Foi oque ouvi de todos lá...Docentes, alunos... Todos.
Para eles eu era normal e não precisava de ajuda. Mas ao mesmo tempo era esquisita.

Nunca me comportei femininamente, isso os estranhava. Eu falava que fazia tratamento psicologico e brincava com a situação, alguns ficavam com medo. Mas não o tipo de medo passivo.


 Não sei se era por andar com a Júlia e o fato da maioria da classe não gostar dela (nem eu gostava na verdade), minhas brincadeiras de alguém que nunca fora inserida socialmente ou o puro e simples preconceito (por não ser feminina, por ser anormal). Mas na metade do curso começou.
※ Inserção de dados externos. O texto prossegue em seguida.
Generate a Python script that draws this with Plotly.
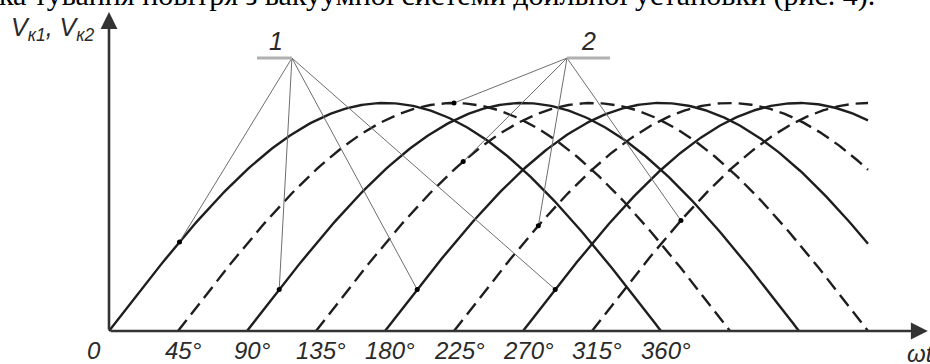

 Júlia perguntava aos risos se eu havia dormido com alguma mulher. Se eu atacava sua opinião de dizer como se aquilo fosse ruim era como escrever "sapata" na minha testa.
 As pessoas me evitavam, pediam favores e não retribuíam, escondiam minhas peças e projetos.
Uma vez um garoto tentou me trancar no almoxarifado, não fosse uma garota der aparecido ele teria feito. Outra vez ficaram rindo de mim no ônibus, do meu lado. E alguém me empurrou enquanto usava uma máquina de corte. Ainda bem que, um dos meus únicos amigos lá me salvou.

 Quando as ofensas eram pequenas eu perdoava e dizia que provavelmente a culpa era minha, e isso continuou mesmo elas evoluindo.

 Eu ia muito ao banheiro, pra chorar e ficar longe de todo mundo. Enquanto isso aquela doença que eu ainda não conhecia ia fritando meu cérebro.

 No ultimo semestre eu faltava muito, ficava passeando de ônibus e matando aula.

 Até que um belo dia ligaram em casa.

 Meus pais como "bons pais" me deram um esporro e disseram que "estava desperdiçando minha vida" que "o curso é uma oportunidade unica".

 Ouvi o mesmo da cordeadora. Que devia tentar terminar o curso, que todos passam dificuldade. Mesmo sabendo que eu me medicava.

 Anos depois descobri que era quase que proibido dirigir ou operar maquinas sob efeito desses remédios. Eu já conhecia os riscos de quase der morrido por conta do sono enquanto operava uma serra de fita.

 Mas ela não falava em segurança. Ela falava em quando a instituição havia gasto com a minha bolsa.

 Quando me formei fui a única a não sorrir nas fotos, se sorri em alguma foi de saber que nunca mais colocaria os pés lá.

 A unica coisa boa foi que agora reconheço um babaca a 5km de distância e que conheci um dos meus melhores amigos matando aula num ônibus.




 Esse tipo de amizade é como uma virgem caprichosa. Suas virtudes externas atraem o pobre unicórnio, para que o caçador o ceife. Seja amigo das rameiras, mas não seja tolo como o unicórnio.